A quick post today on how I used some specialist corpora during a workshop with visiting Chinese professors. This post is entitled “Ants on a Blog,” a pun that combines the American snack food (ants on a log) with the fact that I utilized two wonderful tools from Laurence Anthony: AntCorGen and AntConc.
The visiting professors come from different fields and I thought this would be a great opportunity during their orientation week to help them explore research trends in their field, common language used in their field, and pronunciation of discipline-specific vocabulary.
Building the Corpora
Building four different corpora? Yes! It only took about five minutes using AntCorGen. In AntCorGen, you simply select the field or subfield you wish to explore, select the type of information you want (e.g. abstract, methods, full-text), how many texts you want, and press “Create Corpus”. In my case, I created four corpora that consisted of 300 abstracts each. Here is an example:
Explaining the Purpose
My next step was to demonstrate AntConc and how a corpus is both used and useful. I showed them how to open the corpus, and basic searches using only the “Clusters/N-Gram” tab. I focused on this tab because you can sort single words by range whereas in the “Wordlist” tab, you can only sort them by frequency. For our purposes, range was more important because it showed how words were distributed across texts. Basically, this will show you what words many different people are using while a very frequent words
Typically, the usefulness of corpora is not always easy to grasp. Any English language corpora will tell you the most frequent words are of, the, in, at. This is not useful stuff. By focusing on range, I explained that they could make guesstimates about trending concepts or research areas. Apart from that, I also explained that a corpus is not necessarily useful for answering specific questions as it is for simply exploring how language is used. I told them we would be going on language adventures, and none of us could be sure what we would find. I also asked them to give me ideas on how it could be useful, and this immediately elicited responses about writing, especially using correct and common phrases.
Exploring the Corpora
I placed each corpus and a copy of AntConc on separate USBs and headed to the lab with the professors. We used AntConc with the purpose of finding research trends, frequently used words, hard to pronounce words (e.g. utilitarianism, pharmozoocognosy), and “interesting” combinations of two, three, or four words.
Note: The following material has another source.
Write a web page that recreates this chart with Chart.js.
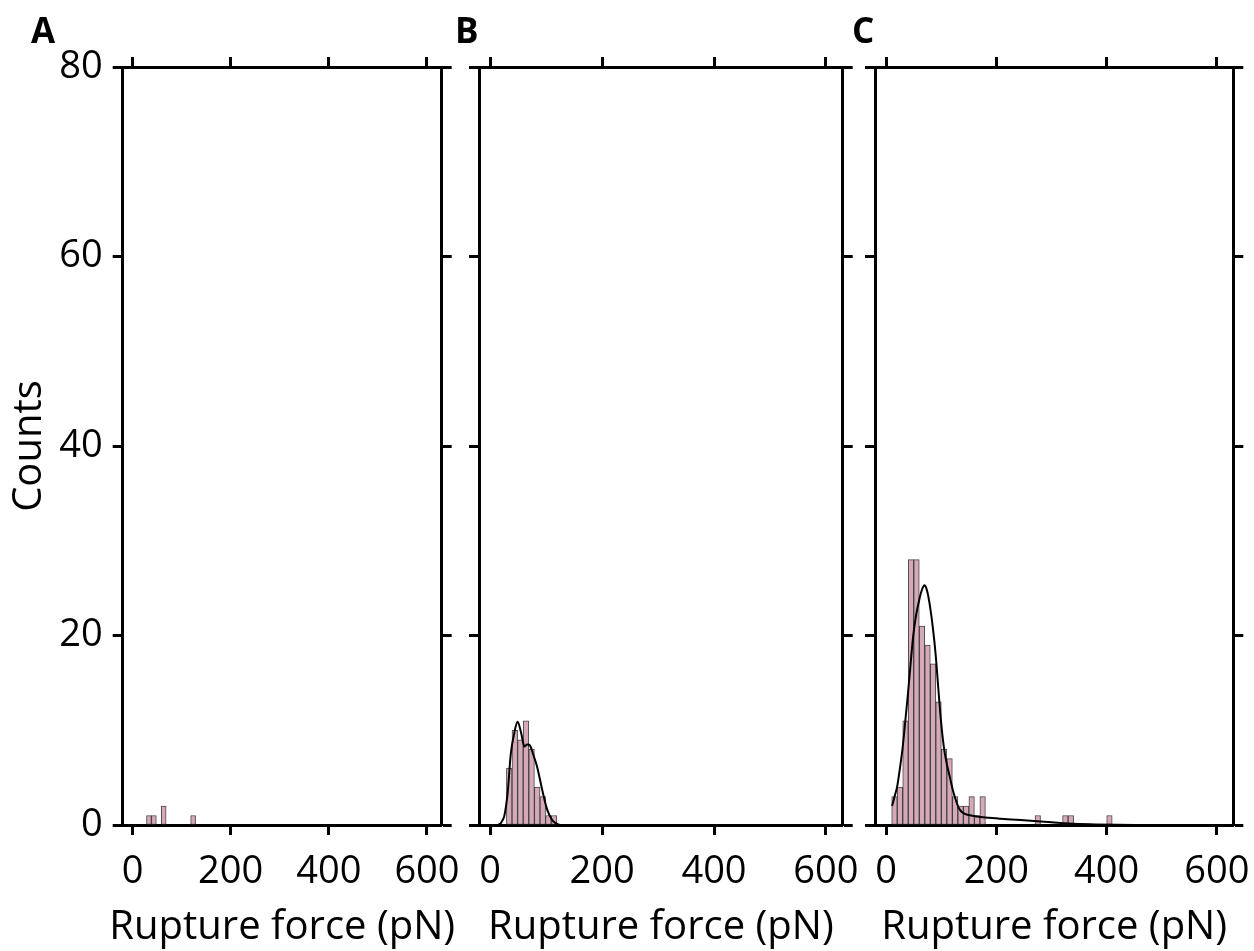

I gave them a short worksheet I made for them to complete independently and offered feedback individually for searching. One of the activities was about finding hard to pronounce words, and when I saw that they had listed about 8-10, I offered one-on-one pronunciation instruction and feedback. What was great about this is not so much the one-off pronunciation practice of infrequent words but the rules these words embodied regarding stress placement, unstressed vowel placement, phonics and word origin (i.e. “ch” in most academic or scientific words is likely to have a /k/ sound due to their Greek origin), and chunking multisyllable words. Some wrote down acronyms or website names thinking these were words (they lose their capitalizations in “Clusters” tab, so I showed them how to examine the concordances for meaning, and how to look at the word in its entire context, too.
The worksheet I used is here. It contains the activities as well as instructions for the different types of analyses.
I think the professors enjoyed exploring their field’s language usage. They found the pronunciation activities very fun and were surprised at some of the words and those words’ variations they found. For example, using the “Regex” option, one professor and I found many different words using “phono” and explored those meanings. We also enjoyed reviewing the Greek mathematical letters that appeared, too.
These professors are experts in their fields, and while they do often communicate with each other and other international colleagues in English using discipline-specific language, any common ELF communication patterns could cause minor (probably not major) issues on an American campus. I thought that such independent explorations and feedback could only benefit them and give them the tools to do further exploration on their own, thus allowing them to be in even more control of their expertise. And many of them said they would in fact download and use these tools again to help with their writing.
I was happy to see that I was able to spark genuine interest in not only the corpus tools but how language is being used in their field. I hope to get more opportunities like these in the future.